On Wednesday at about 2 p.m., according to sources, a U-2 spy plane, the same type of aircraft that flew high-altitude spy missions over Russia 50 years ago, passed through the airspace monitored by the L.A. Air Route Traffic Control Center in Palmdale, Calif. The L.A. Center handles landings and departures at the region’s major airports, including Los Angeles International (LAX), San Diego and Las Vegas.

The computers at the L.A. Center are programmed to keep commercial airliners and other aircraft from colliding with each other. The U-2 was flying at 60,000 feet, but the computers were attempting to keep it from colliding with planes that were actually miles beneath it.
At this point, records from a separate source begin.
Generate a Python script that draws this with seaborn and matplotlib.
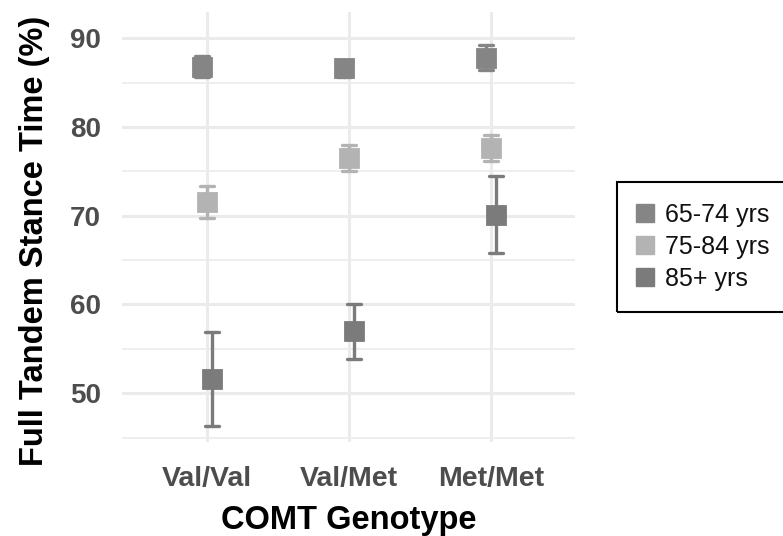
import matplotlib
matplotlib.use("Agg")
import matplotlib.pyplot as plt
import pandas as pd
import seaborn as sns
from matplotlib.lines import Line2D
from matplotlib.patches import Rectangle
from matplotlib.ticker import MultipleLocator

# Data (mean and half-width of error bar)
genotypes = ['Val/Val', 'Val/Met', 'Met/Met']
age_groups = ['65-74 yrs', '75-84 yrs', '85+ yrs']
mean_65_74 = [86.8, 86.6, 87.8]
err_65_74 = [1.2, 1.0, 1.4]
mean_75_84 = [71.5, 76.5, 77.6]
err_75_84 = [1.8, 1.5, 1.45]
mean_85 = [51.6, 57.0, 70.1]
err_85 = [5.25, 3.1, 4.35]
colors = ['#858585', '#b3b3b3', '#7b7b7b']

# long-form table: low / mean / high per group so seaborn can draw the bars
rows = []
for grp, means, errs in zip(age_groups, [mean_65_74, mean_75_84, mean_85],
                            [err_65_74, err_75_84, err_85]):
    for g, m, e in zip(genotypes, means, errs):
        for v in (m - e, m, m + e):
            rows.append({'genotype': g, 'age': grp, 'value': v})
df = pd.DataFrame(rows)

sns.set_style('white')
plt.rcParams['font.family'] = ['Liberation Sans', 'DejaVu Sans']

fig = plt.figure(figsize=(7.83, 5.36), dpi=100)
ax = fig.add_axes([0.1558, 0.1754, 0.5785, 0.8022])

sns.pointplot(data=df, x='genotype', y='value', hue='age', order=genotypes,
              hue_order=age_groups, palette=colors, estimator='mean',
              errorbar=lambda x: (x.min(), x.max()), dodge=0.07,
              markers='s', linestyles='none', markersize=12.5,
              capsize=0.1, err_kws={'linewidth': 2.4}, legend=False, ax=ax)

ax.set_ylim(44.5, 92.96)
ax.set_xlim(-0.6, 2.59)
ax.yaxis.set_major_locator(MultipleLocator(10))
ax.yaxis.set_minor_locator(MultipleLocator(5))
ax.grid(True, which='major', color='#ebebeb', linewidth=2.2)
ax.grid(True, which='minor', axis='y', color='#ebebeb', linewidth=1.2)
ax.set_axisbelow(True)
for s in ax.spines.values():
    s.set_visible(False)
ax.tick_params(axis='x', length=0, pad=17, labelsize=20.5, labelcolor='#4d4d4d')
ax.tick_params(axis='y', length=0, pad=15, labelsize=20, labelcolor='#4d4d4d')
for lab in ax.get_xticklabels() + ax.get_yticklabels():
    lab.set_fontweight('bold')
ax.set_xlabel('COMT Genotype', fontsize=23.5, fontweight='bold', color='black', labelpad=10)
ax.set_ylabel('Full Tandem Stance Time (%)', fontsize=23.5, fontweight='bold', color='black')
ax.yaxis.set_label_coords(-0.16, 0.467)

# legend box
fig.patches.append(Rectangle((617 / 783, (536 - 312) / 536), 0.3, 130 / 536,
                             transform=fig.transFigure, fill=False,
                             edgecolor='black', linewidth=1.5))
handles = [Line2D([], [], marker='s', linestyle='none', markersize=13,
                  markerfacecolor=c, markeredgecolor=c) for c in colors]
fig.legend(handles, age_groups, loc='center left',
           bbox_to_anchor=(610 / 783, (536 - 247) / 536), frameon=False,
           fontsize=18, handletextpad=0.3, labelspacing=0.32,
           handlelength=1.0, labelcolor='#111111')

fig.savefig('out.png', dpi=100)
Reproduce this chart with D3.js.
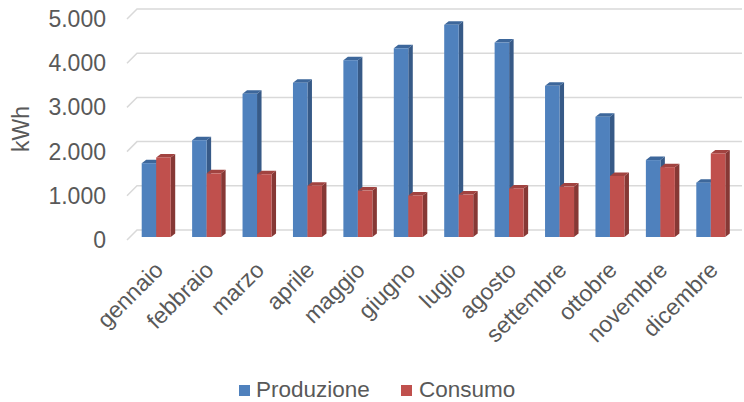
<!DOCTYPE html>
<html>
<head>
<meta charset="utf-8">
<script src="https://cdn.jsdelivr.net/npm/d3@7"></script>
<style>
  body { margin: 0; background: #fff; }
  text { font-family: "Liberation Sans", Arial, sans-serif; fill: #595959; }
</style>
</head>
<body>
<svg></svg>
<script>
const width = 744, height = 402;
const svg = d3.select("svg").attr("width", width).attr("height", height);

// Data
const months = ["gennaio", "febbraio", "marzo", "aprile", "maggio", "giugno",
                "luglio", "agosto", "settembre", "ottobre", "novembre", "dicembre"];
const produzione = [1670, 2190, 3240, 3490, 4000, 4270, 4800, 4400, 3420, 2720, 1740, 1230];
const consumo = [1800, 1440, 1420, 1160, 1050, 940, 960, 1100, 1140, 1380, 1580, 1890];
const yTicks = [0, 1000, 2000, 3000, 4000, 5000];
const seriesNames = ["Produzione", "Consumo"];

const colors = [
    { front: "#4f81bd", side: "#375a87", top: "#3d679b" },
    { front: "#c0504d", side: "#863835", top: "#a14340" }
];

// Scales
const x = d3.scaleBand().domain(months).range([131, 736]);
const y = d3.scaleLinear().domain([0, 5000]).range([240, 19]);
const fmt = v => d3.format(",")(v).replace(/,/g, ".");

const wall = { dx: 10, dy: -10 };   // back wall offset
const barDepth = { dx: 4.5, dy: -3.5 };
const barShift = -3;                // bars sit a little behind the front edge
const barW = 14.5;
const fontSize = "23px";

// Gridlines (floor diagonal + back wall line)
svg.append("g").selectAll("path")
    .data(yTicks)
    .enter().append("path")
    .attr("d", d => `M127,${y(d)} L${127 + wall.dx},${y(d) + wall.dy} L742,${y(d) + wall.dy}`)
    .attr("fill", "none")
    .attr("stroke", "#d9d9d9")
    .attr("stroke-width", 1.5);

// Y tick labels
svg.append("g").selectAll("text")
    .data(yTicks)
    .enter().append("text")
    .attr("x", 106)
    .attr("y", d => y(d))
    .attr("dy", "0.35em")
    .attr("text-anchor", "end")
    .attr("font-size", fontSize)
    .text(d => fmt(d));

// Axis title
svg.append("text")
    .attr("transform", "translate(29,129) rotate(-90)")
    .attr("text-anchor", "middle")
    .attr("font-size", fontSize)
    .text("kWh");

// Bars, drawn left to right so each covers the previous side face
const bars = [];
months.forEach((m, i) => {
    [produzione[i], consumo[i]].forEach((v, s) => {
        bars.push({ month: m, value: v, s: s });
    });
});

const barG = svg.append("g").selectAll("g")
    .data(bars)
    .enter().append("g");

function geom(d) {
    const cx = x(d.month) + x.bandwidth() / 2;
    const x0 = cx - barW + d.s * barW;
    const x1 = x0 + barW;
    const yb = y(0) + barShift;
    const yt = y(d.value) + barShift;
    return { x0, x1, yb, yt };
}

barG.append("path") // side face
    .attr("d", d => {
        const g = geom(d), o = barDepth;
        return `M${g.x1},${g.yb} L${g.x1 + o.dx},${g.yb + o.dy} L${g.x1 + o.dx},${g.yt + o.dy} L${g.x1},${g.yt} Z`;
    })
    .attr("fill", d => colors[d.s].side);

barG.append("path") // top face
    .attr("d", d => {
        const g = geom(d), o = barDepth;
        return `M${g.x0},${g.yt} L${g.x0 + o.dx},${g.yt + o.dy} L${g.x1 + o.dx},${g.yt + o.dy} L${g.x1},${g.yt} Z`;
    })
    .attr("fill", d => colors[d.s].top);

barG.append("rect") // front face
    .attr("x", d => geom(d).x0)
    .attr("y", d => geom(d).yt)
    .attr("width", barW)
    .attr("height", d => geom(d).yb - geom(d).yt)
    .attr("fill", d => colors[d.s].front);

// Category labels, rotated
svg.append("g").selectAll("text")
    .data(months)
    .enter().append("text")
    .attr("transform", d => `translate(${x(d) + x.bandwidth() / 2 - 3},${260}) rotate(-45)`)
    .attr("text-anchor", "end")
    .attr("dy", "0.7em")
    .attr("font-size", fontSize)
    .text(d => d);

// Legend
const legendPos = [{ x: 239, tx: 256 }, { x: 401, tx: 419 }];
const legend = svg.append("g").selectAll("g")
    .data(seriesNames)
    .enter().append("g");

legend.append("rect")
    .attr("x", (d, i) => legendPos[i].x)
    .attr("y", 385)
    .attr("width", 11)
    .attr("height", 11)
    .attr("fill", (d, i) => colors[i].front);

legend.append("text")
    .attr("x", (d, i) => legendPos[i].tx)
    .attr("y", 396.5)
    .attr("font-size", "22.5px")
    .text(d => d);
</script>
</body>
</html>
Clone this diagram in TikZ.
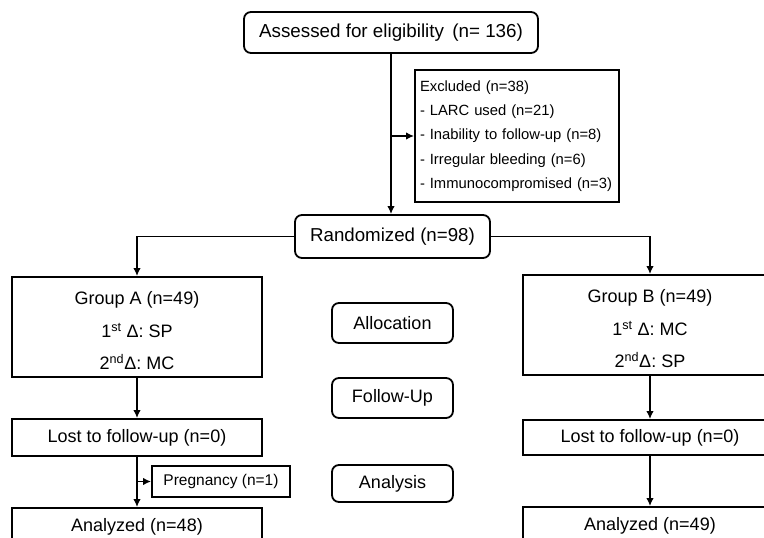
\documentclass[tikz,border=0pt]{standalone}
\usepackage{fontspec}
\setmainfont{Liberation Sans}
\usetikzlibrary{arrows.meta}
\begin{document}
\begin{tikzpicture}[
			x=1pt,y=-1pt,
			line width=1.8pt,
			box/.style={draw,rectangle,align=center,inner sep=0pt,font=\fontsize{18}{32.5}\selectfont},
			roundbox/.style={box,rounded corners=7pt},
			smallbox/.style={box,font=\fontsize{15}{24.2}\selectfont},
			flow/.style={-{Latex[length=8pt,width=7.5pt]}}
		]
		\useasboundingbox (0,0) rectangle (764,538);
		\clip (0,0) rectangle (764,538);
		\node[roundbox,minimum width=294pt,minimum height=41pt,font=\fontsize{18.8}{22}\selectfont] (assess) at (391,32.5) {Assessed for eligibility\, (n= 136)};
		\node[smallbox,minimum height=132pt,text width=194pt,align=left,inner xsep=5pt,font=\fontsize{14.8}{24.2}\selectfont] (excl) at (517,136)
			{Excluded (n=38)\\- LARC used (n=21)\\- Inability to follow-up (n=8)\\- Irregular bleeding (n=6)\\- Immunocompromised (n=3)};
		\node[roundbox,minimum width=195pt,minimum height=43pt,font=\fontsize{18.7}{22}\selectfont] (rand) at (392.5,236.5) {Randomized (n=98)};
		\node[box,minimum width=250pt,minimum height=100pt] (grpA) at (137,327)
			{\rule{0pt}{21pt}Group A (n=49)\\1\textsuperscript{st} Δ: SP\\2\textsuperscript{nd}Δ: MC};
		\node[box,minimum width=254pt,minimum height=100pt] (grpB) at (650,325)
			{\rule{0pt}{21pt}Group B (n=49)\\1\textsuperscript{st} Δ: MC\\2\textsuperscript{nd}Δ: SP};
		\node[roundbox,minimum width=121pt,minimum height=40pt] (alloc) at (392.5,323) {Allocation};
		\node[roundbox,minimum width=121pt,minimum height=40pt] (follow) at (392.5,398) {Follow-Up};
		\node[roundbox,minimum width=121pt,minimum height=37pt] (analysis) at (392.5,483.5) {Analysis};
		\node[box,minimum width=250pt,minimum height=37pt] (lostA) at (137,437.5) {Lost to follow-up (n=0)};
		\node[box,minimum width=254pt,minimum height=35pt] (lostB) at (650,437.5) {Lost to follow-up (n=0)};
		\node[smallbox,minimum width=138pt,minimum height=31pt,font=\fontsize{15.5}{20}\selectfont] (preg) at (221,481.5) {Pregnancy (n=1)};
		\node[box,minimum width=250pt,minimum height=38pt] (anaA) at (137,527) {Analyzed (n=48)};
		\node[box,minimum width=254pt,minimum height=38pt] (anaB) at (650,526) {Analyzed (n=49)};
		\draw[flow] (assess.south) -- (assess.south |- rand.north);
		\draw[flow] (assess.south |- excl.west) -- (excl.west);
		\draw[flow] (rand.west) -| (grpA.north);
		\draw[flow] (rand.east) -| (grpB.north);
		\draw[flow] (grpA.south) -- (lostA.north);
		\draw[flow] (lostA.south) -- (anaA.north);
		\draw[flow] (lostA.south |- preg.west) -- (preg.west);
		\draw[flow] (grpB.south) -- (lostB.north);
		\draw[flow] (lostB.south) -- (anaB.north);
	\end{tikzpicture}
\end{document}
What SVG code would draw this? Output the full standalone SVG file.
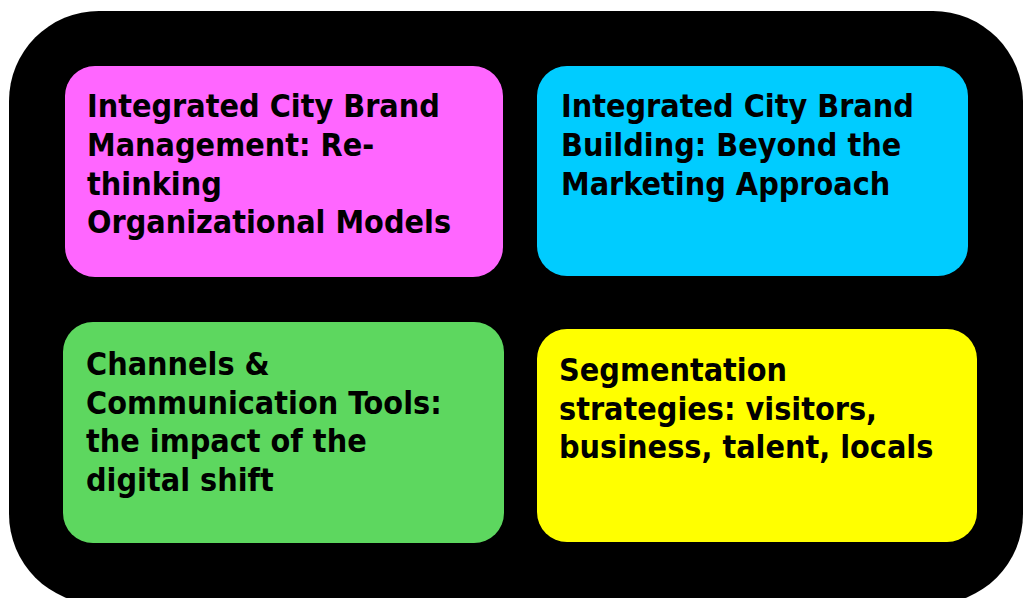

Though the exact technical causes are not known, the spy plane’s altitude and route apparently overloaded a computer system called ERAM, which generates display data for air-traffic controllers. Back-up computer systems also failed.

As a result, the Federal Aviation Administration (FAA) had to stop accepting flights into airspace managed by the L.A. Center, issuing a nationwide ground stop that lasted for about an hour and affected thousands of passengers.

At this point, the FAA has said virtually nothing specific about the event beyond a reassurance that it's analyzing it and that engineers are working on a software fix to prevent a recurrence.

What we have a better handle on is the impact of the partial air traffic shutdown. According to the Los Angeles Times:

Throughout the day, 27 arriving flights were canceled, 212 were delayed and 27 were diverted to other airports, LAX says. And 23 departing flights were canceled, largely because of unavailable aircraft from canceled arrivals, and 216 were delayed.

LAX, John Wayne Airport in Orange County and Bob Hope Airport in Burbank were among the airports affected.